» **Given data**:
• • • • •

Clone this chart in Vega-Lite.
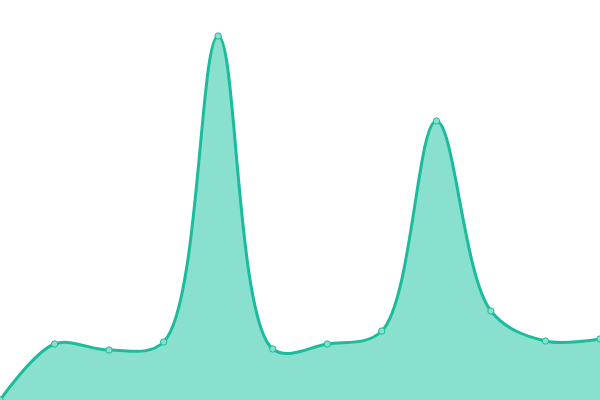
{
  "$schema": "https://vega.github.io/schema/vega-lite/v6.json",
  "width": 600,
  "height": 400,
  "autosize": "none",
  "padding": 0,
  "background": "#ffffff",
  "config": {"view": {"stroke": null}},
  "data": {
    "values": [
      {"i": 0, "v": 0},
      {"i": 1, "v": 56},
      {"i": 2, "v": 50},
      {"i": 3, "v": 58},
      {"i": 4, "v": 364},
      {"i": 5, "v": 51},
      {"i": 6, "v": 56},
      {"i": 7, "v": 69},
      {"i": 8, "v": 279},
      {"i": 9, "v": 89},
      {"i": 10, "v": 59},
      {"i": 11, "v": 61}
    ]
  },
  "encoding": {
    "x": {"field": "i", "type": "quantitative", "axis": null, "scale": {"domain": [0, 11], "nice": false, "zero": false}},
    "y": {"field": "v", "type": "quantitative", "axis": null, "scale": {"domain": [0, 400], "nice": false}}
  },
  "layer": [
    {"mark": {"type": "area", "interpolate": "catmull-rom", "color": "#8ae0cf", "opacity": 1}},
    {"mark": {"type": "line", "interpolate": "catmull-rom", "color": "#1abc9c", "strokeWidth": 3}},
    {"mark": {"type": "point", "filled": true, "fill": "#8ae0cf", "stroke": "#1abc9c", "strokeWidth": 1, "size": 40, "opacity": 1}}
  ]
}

• • • • •

» **Task**:
Pictures in the data above should not be copied; transcribe everything else exactly.

» **Answer to this task**:
Clone this chart in Vega-Lite.
{
  "$schema": "https://vega.github.io/schema/vega-lite/v6.json",
  "width": 600,
  "height": 400,
  "autosize": "none",
  "padding": 0,
  "background": "#ffffff",
  "config": {"view": {"stroke": null}},
  "data": {
    "values": [
      {"i": 0, "v": 0},
      {"i": 1, "v": 56},
      {"i": 2, "v": 50},
      {"i": 3, "v": 58},
      {"i": 4, "v": 364},
      {"i": 5, "v": 51},
      {"i": 6, "v": 56},
      {"i": 7, "v": 69},
      {"i": 8, "v": 279},
      {"i": 9, "v": 89},
      {"i": 10, "v": 59},
      {"i": 11, "v": 61}
    ]
  },
  "encoding": {
    "x": {"field": "i", "type": "quantitative", "axis": null, "scale": {"domain": [0, 11], "nice": false, "zero": false}},
    "y": {"field": "v", "type": "quantitative", "axis": null, "scale": {"domain": [0, 400], "nice": false}}
  },
  "layer": [
    {"mark": {"type": "area", "interpolate": "catmull-rom", "color": "#8ae0cf", "opacity": 1}},
    {"mark": {"type": "line", "interpolate": "catmull-rom", "color": "#1abc9c", "strokeWidth": 3}},
    {"mark": {"type": "point", "filled": true, "fill": "#8ae0cf", "stroke": "#1abc9c", "strokeWidth": 1, "size": 40, "opacity": 1}}
  ]
}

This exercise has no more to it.